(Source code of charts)
◇ ◇ ◇ ◇

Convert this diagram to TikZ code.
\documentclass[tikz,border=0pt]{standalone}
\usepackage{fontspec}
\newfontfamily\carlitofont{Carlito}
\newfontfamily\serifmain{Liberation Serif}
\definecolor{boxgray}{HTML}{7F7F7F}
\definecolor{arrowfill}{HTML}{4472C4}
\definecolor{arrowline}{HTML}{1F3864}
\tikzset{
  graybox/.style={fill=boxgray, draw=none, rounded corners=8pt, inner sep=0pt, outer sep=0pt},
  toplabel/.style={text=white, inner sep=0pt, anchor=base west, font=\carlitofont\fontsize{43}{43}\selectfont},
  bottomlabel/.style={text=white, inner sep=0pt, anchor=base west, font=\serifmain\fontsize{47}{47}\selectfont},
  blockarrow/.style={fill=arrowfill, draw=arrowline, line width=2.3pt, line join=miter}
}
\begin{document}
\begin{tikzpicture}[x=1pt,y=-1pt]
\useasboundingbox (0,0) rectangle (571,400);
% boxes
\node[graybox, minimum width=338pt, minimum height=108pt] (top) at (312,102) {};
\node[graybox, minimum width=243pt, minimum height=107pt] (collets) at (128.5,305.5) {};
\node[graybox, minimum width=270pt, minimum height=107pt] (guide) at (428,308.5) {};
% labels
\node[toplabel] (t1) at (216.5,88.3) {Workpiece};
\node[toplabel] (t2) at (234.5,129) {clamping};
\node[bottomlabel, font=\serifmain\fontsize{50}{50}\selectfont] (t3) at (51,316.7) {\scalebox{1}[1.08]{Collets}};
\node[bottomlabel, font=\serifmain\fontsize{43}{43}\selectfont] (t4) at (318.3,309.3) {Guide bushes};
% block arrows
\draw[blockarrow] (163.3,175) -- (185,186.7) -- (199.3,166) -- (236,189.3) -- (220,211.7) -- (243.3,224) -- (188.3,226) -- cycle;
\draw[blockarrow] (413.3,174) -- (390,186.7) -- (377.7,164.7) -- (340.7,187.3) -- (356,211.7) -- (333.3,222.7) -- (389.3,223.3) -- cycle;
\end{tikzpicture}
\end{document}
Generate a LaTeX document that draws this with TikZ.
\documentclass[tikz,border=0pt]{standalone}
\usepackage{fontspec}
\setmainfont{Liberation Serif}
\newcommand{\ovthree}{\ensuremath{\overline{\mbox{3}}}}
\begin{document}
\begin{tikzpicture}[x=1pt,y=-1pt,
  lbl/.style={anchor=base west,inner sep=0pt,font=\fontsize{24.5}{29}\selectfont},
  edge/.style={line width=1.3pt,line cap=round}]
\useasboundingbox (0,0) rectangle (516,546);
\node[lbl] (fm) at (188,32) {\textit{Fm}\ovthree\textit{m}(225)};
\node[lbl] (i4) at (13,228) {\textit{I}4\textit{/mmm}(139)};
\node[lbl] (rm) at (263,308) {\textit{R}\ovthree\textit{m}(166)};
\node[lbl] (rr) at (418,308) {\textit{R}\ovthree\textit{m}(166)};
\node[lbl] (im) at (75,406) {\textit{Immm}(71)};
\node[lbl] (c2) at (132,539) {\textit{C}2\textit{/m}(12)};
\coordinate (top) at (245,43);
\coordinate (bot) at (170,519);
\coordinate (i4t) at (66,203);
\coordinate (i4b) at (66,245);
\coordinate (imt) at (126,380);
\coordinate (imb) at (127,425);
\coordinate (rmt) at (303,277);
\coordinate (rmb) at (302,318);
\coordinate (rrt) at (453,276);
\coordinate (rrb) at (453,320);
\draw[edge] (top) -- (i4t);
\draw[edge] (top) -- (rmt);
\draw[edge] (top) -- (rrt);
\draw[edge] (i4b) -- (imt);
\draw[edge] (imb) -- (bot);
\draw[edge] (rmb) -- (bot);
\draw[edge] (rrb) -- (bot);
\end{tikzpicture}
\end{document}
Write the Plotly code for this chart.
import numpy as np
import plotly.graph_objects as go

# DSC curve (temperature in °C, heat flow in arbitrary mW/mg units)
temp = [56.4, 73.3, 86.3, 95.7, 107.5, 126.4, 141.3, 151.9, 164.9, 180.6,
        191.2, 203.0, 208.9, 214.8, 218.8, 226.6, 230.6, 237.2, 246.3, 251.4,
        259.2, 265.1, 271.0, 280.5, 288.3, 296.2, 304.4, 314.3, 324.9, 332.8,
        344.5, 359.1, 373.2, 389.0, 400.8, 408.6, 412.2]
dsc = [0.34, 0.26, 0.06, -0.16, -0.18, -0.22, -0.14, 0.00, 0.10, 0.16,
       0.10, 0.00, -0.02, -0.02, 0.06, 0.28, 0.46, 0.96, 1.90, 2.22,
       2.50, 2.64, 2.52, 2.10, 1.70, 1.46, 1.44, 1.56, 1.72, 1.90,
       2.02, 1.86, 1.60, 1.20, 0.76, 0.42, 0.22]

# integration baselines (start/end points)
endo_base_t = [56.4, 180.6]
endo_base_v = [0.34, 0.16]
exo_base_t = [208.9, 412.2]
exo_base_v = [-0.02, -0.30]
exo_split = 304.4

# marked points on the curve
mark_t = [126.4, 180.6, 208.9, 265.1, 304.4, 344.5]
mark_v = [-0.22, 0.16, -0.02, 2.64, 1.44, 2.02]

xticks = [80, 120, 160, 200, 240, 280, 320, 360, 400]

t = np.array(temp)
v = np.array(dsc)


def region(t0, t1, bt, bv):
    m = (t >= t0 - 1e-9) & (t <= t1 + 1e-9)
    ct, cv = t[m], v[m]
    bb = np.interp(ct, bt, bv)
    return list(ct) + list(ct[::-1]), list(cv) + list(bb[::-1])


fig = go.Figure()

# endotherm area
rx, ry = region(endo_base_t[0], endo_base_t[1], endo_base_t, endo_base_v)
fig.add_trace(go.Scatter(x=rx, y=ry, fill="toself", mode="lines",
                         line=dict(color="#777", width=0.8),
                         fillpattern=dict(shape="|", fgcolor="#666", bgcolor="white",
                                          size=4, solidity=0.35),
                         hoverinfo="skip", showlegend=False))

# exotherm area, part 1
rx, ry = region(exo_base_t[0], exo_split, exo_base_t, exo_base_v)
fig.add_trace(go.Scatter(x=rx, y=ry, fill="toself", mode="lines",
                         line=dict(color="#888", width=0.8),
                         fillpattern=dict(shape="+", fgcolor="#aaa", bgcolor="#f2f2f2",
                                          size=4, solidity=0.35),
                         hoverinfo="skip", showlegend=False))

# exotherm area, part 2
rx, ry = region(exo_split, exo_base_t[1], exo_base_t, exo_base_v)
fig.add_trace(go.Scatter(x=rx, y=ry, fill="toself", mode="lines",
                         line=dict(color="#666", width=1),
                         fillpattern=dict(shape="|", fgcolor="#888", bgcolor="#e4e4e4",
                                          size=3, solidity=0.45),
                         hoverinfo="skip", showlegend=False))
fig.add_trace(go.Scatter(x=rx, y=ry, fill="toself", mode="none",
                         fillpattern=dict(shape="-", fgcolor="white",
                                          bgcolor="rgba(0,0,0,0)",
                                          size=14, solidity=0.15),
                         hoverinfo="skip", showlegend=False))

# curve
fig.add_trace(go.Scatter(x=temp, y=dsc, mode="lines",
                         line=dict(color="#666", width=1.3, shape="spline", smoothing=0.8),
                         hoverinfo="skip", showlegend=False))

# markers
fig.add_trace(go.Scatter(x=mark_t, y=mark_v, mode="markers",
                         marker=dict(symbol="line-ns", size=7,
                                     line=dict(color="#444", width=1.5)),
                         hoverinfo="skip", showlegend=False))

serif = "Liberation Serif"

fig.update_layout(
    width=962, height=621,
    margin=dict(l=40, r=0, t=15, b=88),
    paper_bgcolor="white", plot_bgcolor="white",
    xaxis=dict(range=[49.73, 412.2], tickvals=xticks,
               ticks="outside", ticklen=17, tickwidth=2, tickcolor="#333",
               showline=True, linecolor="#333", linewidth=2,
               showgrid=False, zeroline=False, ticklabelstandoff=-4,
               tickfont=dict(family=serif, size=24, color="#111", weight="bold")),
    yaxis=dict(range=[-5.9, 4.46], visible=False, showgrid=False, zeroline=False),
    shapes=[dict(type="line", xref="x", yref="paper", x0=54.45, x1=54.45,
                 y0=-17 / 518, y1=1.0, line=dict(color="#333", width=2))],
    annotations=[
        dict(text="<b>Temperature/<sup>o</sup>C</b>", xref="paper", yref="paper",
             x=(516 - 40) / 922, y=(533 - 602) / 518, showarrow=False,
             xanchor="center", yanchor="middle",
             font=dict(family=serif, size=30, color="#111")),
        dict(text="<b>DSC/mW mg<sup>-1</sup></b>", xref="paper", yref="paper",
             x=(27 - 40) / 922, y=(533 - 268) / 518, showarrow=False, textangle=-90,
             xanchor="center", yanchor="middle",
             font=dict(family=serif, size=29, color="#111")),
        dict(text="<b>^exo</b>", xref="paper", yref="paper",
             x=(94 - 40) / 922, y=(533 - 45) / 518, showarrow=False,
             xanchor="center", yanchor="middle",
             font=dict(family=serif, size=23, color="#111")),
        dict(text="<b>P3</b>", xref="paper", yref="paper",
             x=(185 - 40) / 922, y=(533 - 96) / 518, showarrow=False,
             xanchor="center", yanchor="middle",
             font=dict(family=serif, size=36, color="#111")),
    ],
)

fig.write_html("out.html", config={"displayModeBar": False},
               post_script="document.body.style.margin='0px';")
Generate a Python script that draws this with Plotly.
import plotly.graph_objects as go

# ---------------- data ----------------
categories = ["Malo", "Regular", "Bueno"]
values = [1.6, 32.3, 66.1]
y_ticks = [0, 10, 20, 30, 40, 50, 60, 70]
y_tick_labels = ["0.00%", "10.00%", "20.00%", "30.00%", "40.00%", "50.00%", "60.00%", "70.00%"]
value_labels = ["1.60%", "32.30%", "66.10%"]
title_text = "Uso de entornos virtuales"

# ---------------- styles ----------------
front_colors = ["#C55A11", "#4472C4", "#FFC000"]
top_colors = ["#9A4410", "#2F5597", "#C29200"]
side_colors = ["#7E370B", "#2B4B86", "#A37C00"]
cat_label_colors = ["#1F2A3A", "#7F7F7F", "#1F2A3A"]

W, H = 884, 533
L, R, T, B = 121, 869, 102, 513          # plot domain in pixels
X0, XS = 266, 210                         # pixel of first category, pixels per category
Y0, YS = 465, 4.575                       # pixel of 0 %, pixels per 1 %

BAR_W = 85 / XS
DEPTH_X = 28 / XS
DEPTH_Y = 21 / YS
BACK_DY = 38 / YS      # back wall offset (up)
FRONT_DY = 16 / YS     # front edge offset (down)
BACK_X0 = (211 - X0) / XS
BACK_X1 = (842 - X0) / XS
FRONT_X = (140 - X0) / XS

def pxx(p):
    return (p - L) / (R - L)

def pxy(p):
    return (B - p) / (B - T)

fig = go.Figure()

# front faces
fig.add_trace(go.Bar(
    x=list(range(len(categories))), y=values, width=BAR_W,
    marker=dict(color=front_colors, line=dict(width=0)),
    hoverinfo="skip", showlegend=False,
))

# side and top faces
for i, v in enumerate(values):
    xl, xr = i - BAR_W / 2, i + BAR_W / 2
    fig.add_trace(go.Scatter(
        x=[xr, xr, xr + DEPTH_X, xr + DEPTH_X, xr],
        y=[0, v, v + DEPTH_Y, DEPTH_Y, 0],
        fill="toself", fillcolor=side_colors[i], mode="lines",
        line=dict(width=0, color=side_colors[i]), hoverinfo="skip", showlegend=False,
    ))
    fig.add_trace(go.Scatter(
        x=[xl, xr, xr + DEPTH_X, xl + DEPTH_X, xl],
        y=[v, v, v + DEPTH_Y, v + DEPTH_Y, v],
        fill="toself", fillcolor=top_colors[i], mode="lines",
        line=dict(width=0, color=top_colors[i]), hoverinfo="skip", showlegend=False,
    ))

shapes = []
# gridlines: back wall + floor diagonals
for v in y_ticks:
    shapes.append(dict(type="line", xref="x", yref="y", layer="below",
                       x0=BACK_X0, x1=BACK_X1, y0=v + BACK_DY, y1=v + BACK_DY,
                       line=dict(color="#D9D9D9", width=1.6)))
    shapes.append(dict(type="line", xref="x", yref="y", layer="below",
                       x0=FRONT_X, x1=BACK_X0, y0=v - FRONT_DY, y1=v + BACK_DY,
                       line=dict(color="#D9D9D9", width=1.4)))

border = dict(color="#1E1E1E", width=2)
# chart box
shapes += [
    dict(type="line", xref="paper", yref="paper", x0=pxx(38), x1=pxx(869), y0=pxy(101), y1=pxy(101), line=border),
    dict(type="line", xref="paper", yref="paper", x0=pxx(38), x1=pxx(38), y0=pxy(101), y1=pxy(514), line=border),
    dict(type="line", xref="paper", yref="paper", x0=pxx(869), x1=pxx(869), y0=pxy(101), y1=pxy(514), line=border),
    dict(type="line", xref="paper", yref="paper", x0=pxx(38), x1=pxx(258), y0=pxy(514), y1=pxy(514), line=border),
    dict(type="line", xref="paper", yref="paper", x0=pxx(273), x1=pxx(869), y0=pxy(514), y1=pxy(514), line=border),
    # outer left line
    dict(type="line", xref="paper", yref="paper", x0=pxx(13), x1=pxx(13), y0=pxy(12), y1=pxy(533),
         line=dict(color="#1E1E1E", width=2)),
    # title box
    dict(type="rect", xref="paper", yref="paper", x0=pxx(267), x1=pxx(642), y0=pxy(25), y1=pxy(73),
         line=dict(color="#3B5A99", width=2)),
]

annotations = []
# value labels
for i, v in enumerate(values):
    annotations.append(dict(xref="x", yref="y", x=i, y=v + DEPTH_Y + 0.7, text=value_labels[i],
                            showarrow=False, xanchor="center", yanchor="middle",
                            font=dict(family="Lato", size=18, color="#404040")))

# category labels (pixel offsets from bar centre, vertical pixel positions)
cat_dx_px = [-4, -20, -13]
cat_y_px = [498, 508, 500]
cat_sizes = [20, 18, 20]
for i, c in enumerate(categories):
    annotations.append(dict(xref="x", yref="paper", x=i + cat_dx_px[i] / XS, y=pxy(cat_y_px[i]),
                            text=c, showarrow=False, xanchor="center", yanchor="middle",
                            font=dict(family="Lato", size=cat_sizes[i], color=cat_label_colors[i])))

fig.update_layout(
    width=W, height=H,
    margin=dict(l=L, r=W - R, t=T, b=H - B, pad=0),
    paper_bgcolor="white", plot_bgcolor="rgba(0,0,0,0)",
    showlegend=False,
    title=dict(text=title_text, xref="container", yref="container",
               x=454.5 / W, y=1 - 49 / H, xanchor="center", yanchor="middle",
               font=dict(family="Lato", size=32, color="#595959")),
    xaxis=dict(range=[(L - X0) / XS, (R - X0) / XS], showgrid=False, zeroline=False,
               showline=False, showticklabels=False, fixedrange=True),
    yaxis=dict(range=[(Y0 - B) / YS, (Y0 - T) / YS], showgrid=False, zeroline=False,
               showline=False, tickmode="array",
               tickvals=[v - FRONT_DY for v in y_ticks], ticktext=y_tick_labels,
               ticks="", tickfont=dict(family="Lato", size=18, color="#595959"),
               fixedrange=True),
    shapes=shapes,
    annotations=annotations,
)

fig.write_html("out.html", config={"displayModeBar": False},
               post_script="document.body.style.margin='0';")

◇ ◇ ◇ ◇

• GOAL
Working from the data above, extract solely the lines from the one containing "Generate a Python" through the one containing "Y0, YS = 465, 4.575", exactly as they appear, both included.

• SOLUTION FOR THIS PROBLEM
Generate a Python script that draws this with Plotly.
import plotly.graph_objects as go

# ---------------- data ----------------
categories = ["Malo", "Regular", "Bueno"]
values = [1.6, 32.3, 66.1]
y_ticks = [0, 10, 20, 30, 40, 50, 60, 70]
y_tick_labels = ["0.00%", "10.00%", "20.00%", "30.00%", "40.00%", "50.00%", "60.00%", "70.00%"]
value_labels = ["1.60%", "32.30%", "66.10%"]
title_text = "Uso de entornos virtuales"

# ---------------- styles ----------------
front_colors = ["#C55A11", "#4472C4", "#FFC000"]
top_colors = ["#9A4410", "#2F5597", "#C29200"]
side_colors = ["#7E370B", "#2B4B86", "#A37C00"]
cat_label_colors = ["#1F2A3A", "#7F7F7F", "#1F2A3A"]

W, H = 884, 533
L, R, T, B = 121, 869, 102, 513          # plot domain in pixels
X0, XS = 266, 210                         # pixel of first category, pixels per category
Y0, YS = 465, 4.575                       # pixel of 0 %, pixels per 1 %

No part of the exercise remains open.